=== WORK REQUIRED ===
Would you repeat the listing exactly but omit every picture?

=== RECORDED DATA ===

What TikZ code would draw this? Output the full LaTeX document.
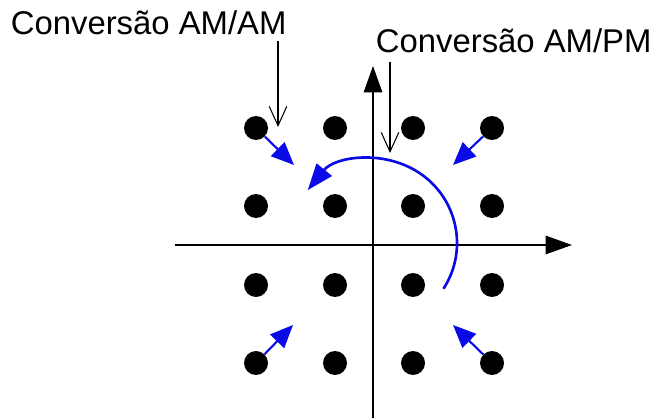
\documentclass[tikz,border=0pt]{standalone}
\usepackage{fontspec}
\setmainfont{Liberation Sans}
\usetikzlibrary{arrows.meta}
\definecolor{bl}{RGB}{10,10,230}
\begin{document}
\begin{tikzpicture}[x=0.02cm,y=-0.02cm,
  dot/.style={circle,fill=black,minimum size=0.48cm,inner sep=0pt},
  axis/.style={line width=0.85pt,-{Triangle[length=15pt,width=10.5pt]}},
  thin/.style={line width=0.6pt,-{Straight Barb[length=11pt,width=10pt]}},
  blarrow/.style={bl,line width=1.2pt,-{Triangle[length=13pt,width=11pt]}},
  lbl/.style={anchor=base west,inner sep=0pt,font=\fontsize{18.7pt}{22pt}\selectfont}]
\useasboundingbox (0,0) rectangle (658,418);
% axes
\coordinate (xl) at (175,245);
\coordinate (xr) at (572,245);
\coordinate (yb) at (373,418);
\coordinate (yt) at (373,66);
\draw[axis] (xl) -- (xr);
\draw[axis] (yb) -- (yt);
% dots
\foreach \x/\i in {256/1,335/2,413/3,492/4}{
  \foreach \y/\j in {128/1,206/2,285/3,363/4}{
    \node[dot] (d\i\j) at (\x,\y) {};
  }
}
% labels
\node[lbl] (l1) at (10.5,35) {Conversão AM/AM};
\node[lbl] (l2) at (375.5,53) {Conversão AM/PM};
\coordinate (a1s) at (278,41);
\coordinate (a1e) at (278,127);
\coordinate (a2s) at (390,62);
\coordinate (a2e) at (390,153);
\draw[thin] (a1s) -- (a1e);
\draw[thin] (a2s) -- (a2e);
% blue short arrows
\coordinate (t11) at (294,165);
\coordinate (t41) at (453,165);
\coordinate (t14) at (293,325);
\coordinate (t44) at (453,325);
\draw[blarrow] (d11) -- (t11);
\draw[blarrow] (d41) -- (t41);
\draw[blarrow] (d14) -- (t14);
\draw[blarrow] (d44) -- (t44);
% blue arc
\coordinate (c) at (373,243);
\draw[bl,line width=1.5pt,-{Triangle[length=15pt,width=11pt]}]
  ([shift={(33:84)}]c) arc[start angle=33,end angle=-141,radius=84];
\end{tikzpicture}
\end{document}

=== RESULT FOR THIS EXERCISE ===
What TikZ code would draw this? Output the full LaTeX document.
\documentclass[tikz,border=0pt]{standalone}
\usepackage{fontspec}
\setmainfont{Liberation Sans}
\usetikzlibrary{arrows.meta}
\definecolor{bl}{RGB}{10,10,230}
\begin{document}
\begin{tikzpicture}[x=0.02cm,y=-0.02cm,
  dot/.style={circle,fill=black,minimum size=0.48cm,inner sep=0pt},
  axis/.style={line width=0.85pt,-{Triangle[length=15pt,width=10.5pt]}},
  thin/.style={line width=0.6pt,-{Straight Barb[length=11pt,width=10pt]}},
  blarrow/.style={bl,line width=1.2pt,-{Triangle[length=13pt,width=11pt]}},
  lbl/.style={anchor=base west,inner sep=0pt,font=\fontsize{18.7pt}{22pt}\selectfont}]
\useasboundingbox (0,0) rectangle (658,418);
% axes
\coordinate (xl) at (175,245);
\coordinate (xr) at (572,245);
\coordinate (yb) at (373,418);
\coordinate (yt) at (373,66);
\draw[axis] (xl) -- (xr);
\draw[axis] (yb) -- (yt);
% dots
\foreach \x/\i in {256/1,335/2,413/3,492/4}{
  \foreach \y/\j in {128/1,206/2,285/3,363/4}{
    \node[dot] (d\i\j) at (\x,\y) {};
  }
}
% labels
\node[lbl] (l1) at (10.5,35) {Conversão AM/AM};
\node[lbl] (l2) at (375.5,53) {Conversão AM/PM};
\coordinate (a1s) at (278,41);
\coordinate (a1e) at (278,127);
\coordinate (a2s) at (390,62);
\coordinate (a2e) at (390,153);
\draw[thin] (a1s) -- (a1e);
\draw[thin] (a2s) -- (a2e);
% blue short arrows
\coordinate (t11) at (294,165);
\coordinate (t41) at (453,165);
\coordinate (t14) at (293,325);
\coordinate (t44) at (453,325);
\draw[blarrow] (d11) -- (t11);
\draw[blarrow] (d41) -- (t41);
\draw[blarrow] (d14) -- (t14);
\draw[blarrow] (d44) -- (t44);
% blue arc
\coordinate (c) at (373,243);
\draw[bl,line width=1.5pt,-{Triangle[length=15pt,width=11pt]}]
  ([shift={(33:84)}]c) arc[start angle=33,end angle=-141,radius=84];
\end{tikzpicture}
\end{document}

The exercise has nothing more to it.